For those who weren’t quite up to a longer hike, a wide graded trail led up to a small restaurant that included the ever-present gift shop. The real highlight of the restaurant was its large deck that offered spectacular views of the lake and its islands as the sun made its descent in the late afternoon sky. Behind the restaurant was a chairlift up to a lookout point.

We docked back at Puerto Panuelos just after sunset and I made my way out to the tree that served as the stop for the #20 bus that would take me and about eight others back to Bariloche. When I signed up for this trip, I could have purchased a round trip transfer from Bariloche for $16.00 Pesos but since the bus was only $2.00 Pesos each way, I figured I could spend the difference on a good dinner in one of Bariloche’s many fine restaurants. As it was, the entire half day excursion, including my $16.00 Peso park entrance fee and the $4.00 I paid for the bus came to just under $20.00 USD. I highly recommend this trip regardless of the price!


*** ***** ***

Although this was my third visit to Bariloche in the past twelve years, I could have easily stayed much longer. My regret at leaving Bariloche was tempered considerably however by the journey yet to come. This journey continued the next morning aboard a shiny new TAS Choapa bus that carried myself and about thirty other backpackers across the Andes Mountains into Chile.
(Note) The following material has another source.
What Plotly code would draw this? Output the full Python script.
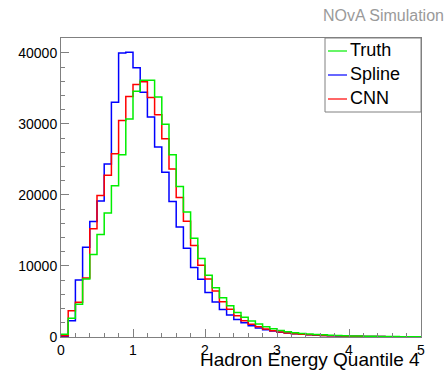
import plotly.graph_objects as go

# ---- data ----
bin_edges = [round(0.1 * i, 1) for i in range(51)]

truth = [380, 2640, 4610, 8150, 11600, 14430, 17450, 21300, 25670, 30700,
         34600, 36160, 36160, 33800, 29950, 25670, 21200, 17590, 13920, 11070,
         8690, 6950, 5540, 4400, 3450, 2780, 2250, 1830, 1450, 1150,
         910, 750, 610, 500, 420, 350, 300, 250, 210, 180,
         150, 130, 110, 95, 80, 70, 60, 50, 45, 40]

spline = [80, 2300, 8040, 12650, 16260, 19150, 24350, 33050, 40000, 40100,
          37900, 34460, 30990, 26760, 23180, 19080, 15500, 12510, 9780, 8130,
          6250, 4930, 3880, 3100, 2460, 2000, 1600, 1280, 1030, 830,
          680, 560, 460, 380, 310, 260, 215, 180, 150, 125,
          105, 90, 75, 65, 55, 45, 40, 35, 30, 25]

cnn = [180, 3700, 4900, 8320, 15230, 19930, 22780, 25790, 30490, 33850,
       35540, 35950, 33720, 31310, 27900, 23650, 19650, 16300, 12900, 10100,
       8150, 6490, 4980, 3900, 3000, 2300, 1790, 1450, 1130, 870,
       700, 570, 470, 390, 320, 270, 225, 190, 160, 135,
       115, 95, 80, 70, 60, 50, 45, 40, 35, 30]

series = [("Spline", spline, "#0000ff"), ("CNN", cnn, "#ff0000"), ("Truth", truth, "#00ee00")]
legend_order = [("Truth", "#00ee00"), ("Spline", "#0000ff"), ("CNN", "#ff0000")]

x_title = "Hadron Energy Quantile 4"
corner_label = "NOvA Simulation"
y_max = 42100

FONT = "Liberation Sans, Arial, Helvetica, sans-serif"

fig = go.Figure()
for name, vals, col in series:
    fig.add_trace(go.Scatter(
        x=bin_edges, y=list(vals) + [vals[-1]],
        mode="lines", line=dict(color=col, width=1.5, shape="hv"),
        name=name, showlegend=False, hoverinfo="skip"))

axis_common = dict(
    showgrid=False, zeroline=False, showline=True, linecolor="#808080",
    linewidth=1, mirror=True, ticks="inside", tickcolor="#808080",
    tickwidth=1, tickfont=dict(family=FONT, size=14, color="black"),
)

fig.update_xaxes(range=[0, 5], dtick=1, tick0=0, ticklen=8,
                 minor=dict(dtick=0.2, ticklen=4, ticks="inside", tickcolor="#808080"),
                 **axis_common)
fig.update_yaxes(range=[0, y_max], dtick=10000, tick0=0, ticklen=8, tickformat="d",
                 minor=dict(dtick=2000, ticklen=4, ticks="inside", tickcolor="#808080"),
                 **axis_common)

# plot-area geometry in px (for paper-coordinate helpers)
L, R, T, B = 61, 24, 38, 37
W, H = 445, 374
pw, ph = W - L - R, H - T - B

def px(xp):
    return (xp - L) / pw

def py(yp):
    return (H - B - yp) / ph

shapes = [dict(type="rect", xref="paper", yref="paper",
               x0=px(325), x1=1, y0=py(112), y1=1,
               line=dict(color="#808080", width=1), fillcolor="white", layer="above")]
annotations = []
for i, (name, col) in enumerate(legend_order):
    yc = 51 + 24 * i
    shapes.append(dict(type="line", xref="paper", yref="paper",
                       x0=px(328), x1=px(347), y0=py(yc), y1=py(yc),
                       line=dict(color=col, width=1.2), layer="above"))
    annotations.append(dict(text=name, xref="paper", yref="paper",
                            x=px(348), y=py(yc - 1), xanchor="left", yanchor="middle",
                            showarrow=False, font=dict(family=FONT, size=18, color="black")))

annotations.append(dict(text=x_title, xref="paper", yref="paper", x=1, y=0,
                        xanchor="right", yanchor="bottom", yshift=-35, xshift=1,
                        showarrow=False, font=dict(family=FONT, size=19, color="black")))
annotations.append(dict(text=corner_label, xref="paper", yref="paper", x=px(446), y=py(15),
                        xanchor="right", yanchor="middle",
                        showarrow=False, font=dict(family=FONT, size=16, color="#9a9a9a")))

fig.update_layout(
    width=W, height=H, margin=dict(l=L, r=R, t=T, b=B, pad=0),
    paper_bgcolor="white", plot_bgcolor="white",
    shapes=shapes, annotations=annotations, showlegend=False,
)

fig.write_html("out.html")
The best way to get from Bariloche into Puerto Montt is with a company called Cruce de Lagos. The region from Bariloche across the Andes to Puerto Montt, Chile is called The Lakes District. It is appropriately named as the area is dotted by a good number of large navigable lakes set amidst the splendor of the high mountain peaks and snow capped volcanoes of the Andes.

The trip involves traveling by boat across five or six lakes that are each connected by road. Although it’s possible to do the entire crossing in just one day, many choose to stay for a night at a hotel on one of the lakes before continuing on to Puerto Montt the next day. I wanted to take this trip but it was unfortunately (and surprisingly, given the season) sold out on the day I needed to go.


*** ***** ***

Puerto Montt is a bustling port town of about 130,000. Down along the waterfront, the colorful wooden buildings could easily make a very nice jigsaw puzzle picture. It also has some excellent seafood restaurants, always a must for me when I’m in town.

The first time I visited Puerto Montt was twelve years ago. Back then, one could take a train down from Santiago. It was a twenty-four hour ride aboard what was essentially a working antique and was billed as the southernmost passenger train service in the world. (Though I believe New Zealand’s Southlander was more southerly when it still served Invercargill) The sleeper cars were of German heritage, built in 1929. From the outside, the paint was peeling and the cars were rusting, not to mention all the dirt and grime that had built up over years of not having been properly washed. They looked as if they’d been in Dresden during the WW-II bombings. Inside however, they were immaculate with beautiful wooden walls, old-fashioned lighting and a dining car that served up fine Chilean fare on white china and red tablecloths. If you weren’t in a hurry, this train was a comfortable and pleasant way to travel between Santiago and Puerto Montt. It took twenty-four hours to cover the 760-mile journey. Modern busses traveling along excellent paved highways were making the trip in thirteen hours though, so it wasn’t surprising that train service to Puerto Montt finally came to an end about ten years ago.

Although Puerto Montt and nearby Chiloe have been destinations for me in the past, this time I am here in transit. Tomorrow afternoon I will board the big Navimag ferry Puerto Eden for the three-day journey down to Puerto Natales, the gateway to Patagonia and Torres del Paine National Park.